The Study of Microbial Structure: Microscopy and Specimen Preparation contd..
2. Scanning Electron Microscope
Here, the Specimen is subjected to a narrow electron beam which rapidly moves over the surface of it. This causes the release of secondary electrons which are corrected by a detector that generates an electronic signal. This signal are then scanned to produce the image. This electron microscope is used for visualizing three dimensional pictures(3D) .
The previously described microscopes form an image from radiation
that has passed through a specimen. More recently the
scanning electron microscope (SEM) has been used to examine
the surfaces of microorganisms in great detail; many instruments
have a resolution of 7 nm or less. The SEM differs from
other electron microscopes in producing an image from electrons
emitted by an object’s surface rather than from transmitted
Specimen preparation is easy, and in some cases air-dried
material can be examined directly.
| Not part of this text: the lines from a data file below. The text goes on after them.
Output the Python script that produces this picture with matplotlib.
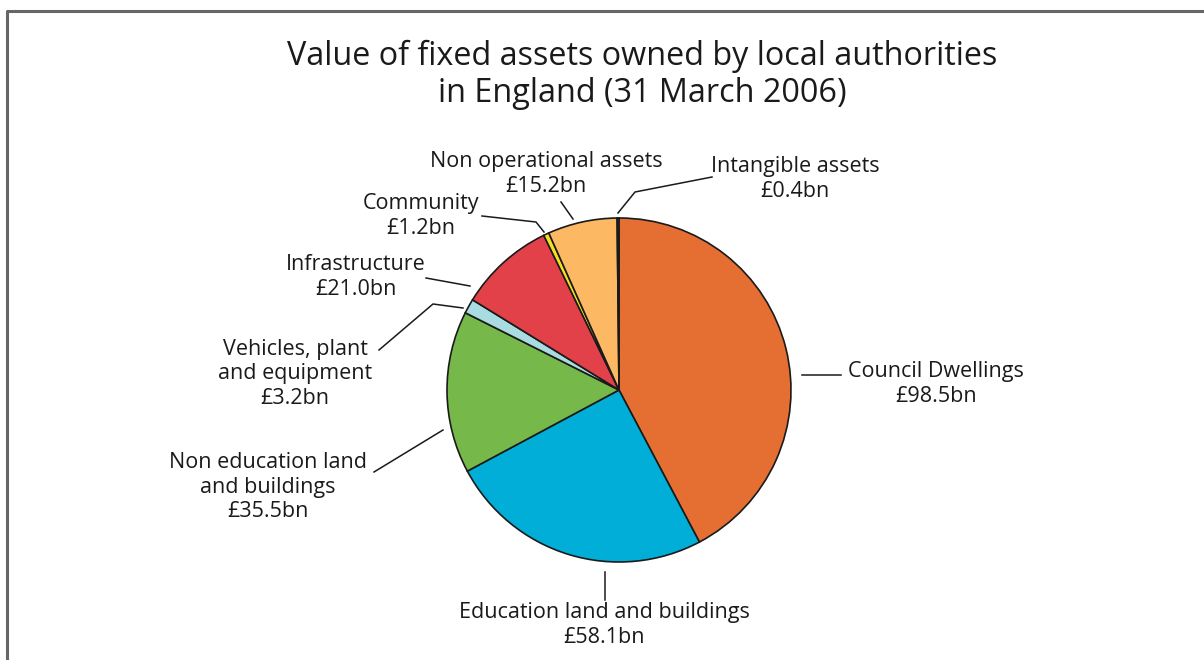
import matplotlib.pyplot as plt

# Fixed assets owned by local authorities, England, 31 March 2006 (£bn)
categories = ['Council Dwellings', 'Education land and buildings',
              'Non education land and buildings', 'Vehicles, plant and equipment',
              'Infrastructure', 'Community', 'Non operational assets',
              'Intangible assets']
values = [98.5, 58.1, 35.5, 3.2, 21.0, 1.2, 15.2, 0.4]
label_text = ['Council Dwellings\n£98.5bn',
              'Education land and buildings\n£58.1bn',
              'Non education land\nand buildings\n£35.5bn',
              'Vehicles, plant\nand equipment\n£3.2bn',
              'Infrastructure\n£21.0bn',
              'Community\n£1.2bn',
              'Non operational assets\n£15.2bn',
              'Intangible assets\n£0.4bn']
colors = ['#E56F32', '#00AED8', '#77B84A', '#A9DCE0',
          '#E2414A', '#F5DF1E', '#FDB863', '#6B2F5A']

plt.rcParams['font.family'] = ['Open Sans', 'DejaVu Sans']

W, H = 1204, 660

def px(x, y):
    # picture pixel coords -> axes coords (y up)
    return x, H - y

# label block centres and leader lines, in picture pixels
label_pos = [(936, 384), (604, 625), (268, 487), (295, 374),
             (356, 277), (421, 216), (546, 174), (795, 179)]
leaders = [[(802, 375), (841, 375)],
           [(605, 572), (605, 600)],
           [(443, 430), (374, 472)],
           [(463, 308), (433, 304), (379, 350)],
           [(470, 286), (426, 278)],
           [(544, 232), (536, 222), (482, 216)],
           [(573, 219), (561, 202)],
           [(618, 213), (635, 192), (712, 177)]]

fig = plt.figure(figsize=(W / 100, H / 100), dpi=100)
ax = fig.add_axes([0, 0, 1, 1])

ax.pie(values, colors=colors, startangle=90, counterclock=False,
       center=px(619, 390), radius=172,
       wedgeprops=dict(edgecolor='#1a1a1a', linewidth=1.2))

for txt, (x, y) in zip(label_text, label_pos):
    ax.text(*px(x, y), txt, ha='center', va='center', fontsize=15.5,
            color='#1a1a1a', linespacing=1.2)

for pts in leaders:
    xs = [p[0] for p in pts]
    ys = [H - p[1] for p in pts]
    ax.plot(xs, ys, color='#1a1a1a', lw=1.1)

ax.text(*px(642, 75), 'Value of fixed assets owned by local authorities\nin England (31 March 2006)',
        ha='center', va='center', fontsize=23.3, color='#1a1a1a', linespacing=1.18)

# frame around the figure (cut off at bottom and right)
ax.plot([7, 7, W], [0, H - 11, H - 11], color='#666666', lw=2.2)

ax.set_xlim(0, W)
ax.set_ylim(0, H)
ax.set_aspect('auto')
ax.axis('off')

fig.savefig('out.png', dpi=100, facecolor='white')
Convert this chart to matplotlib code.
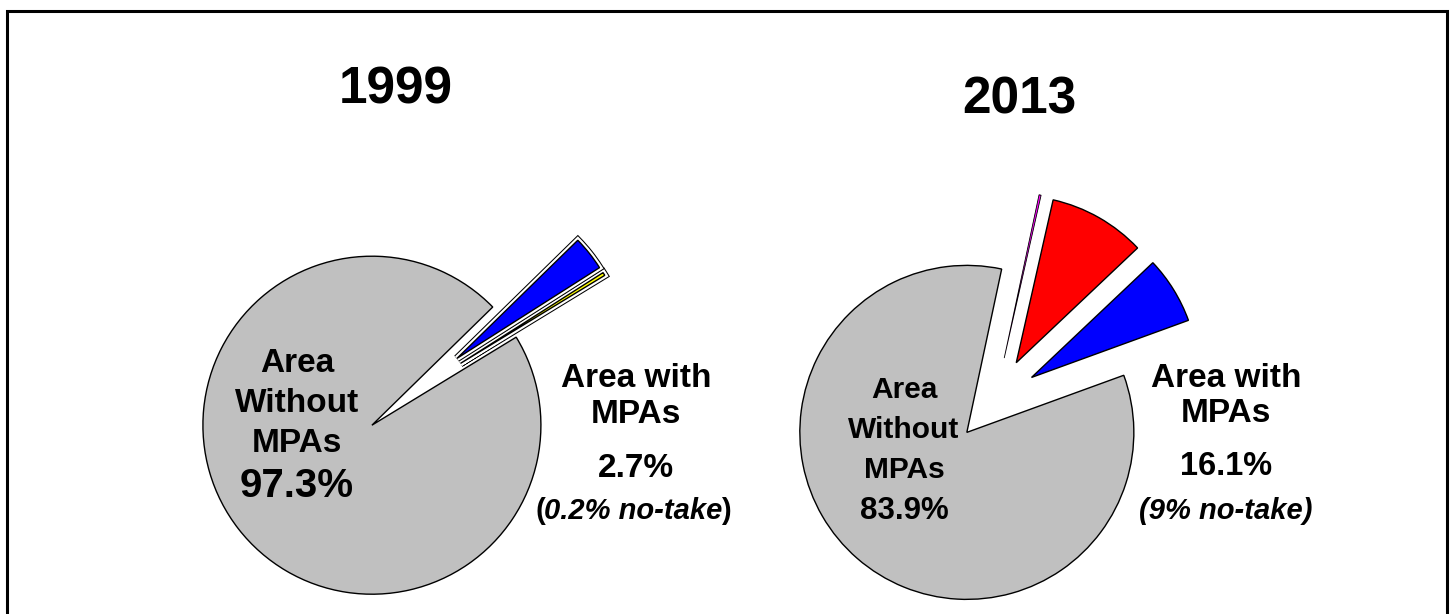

Most often, however, microorganisms
must first be fixed, dehydrated, and dried to preserve
surface structure and prevent collapse of the cells when they
are exposed to the SEM’s high vacuum. Before viewing, dried
samples are mounted and coated with a thin layer of metal to prevent
the buildup of an electrical charge on the surface and to give
a better image.
The SEM scans a narrow, tapered electron beam back and
forth over the specimen. When the beam strikes a
particular area, surface atoms discharge a tiny shower of electrons
called secondary electrons, and these are trapped by a special detector.
Secondary electrons entering the detector strike a scintillator
causing it to emit light flashes that a photo multiplier converts
to an electrical current and amplifies. The signal is sent to a
cathode-ray tube and produces an image like a television picture which can be viewed or photographed.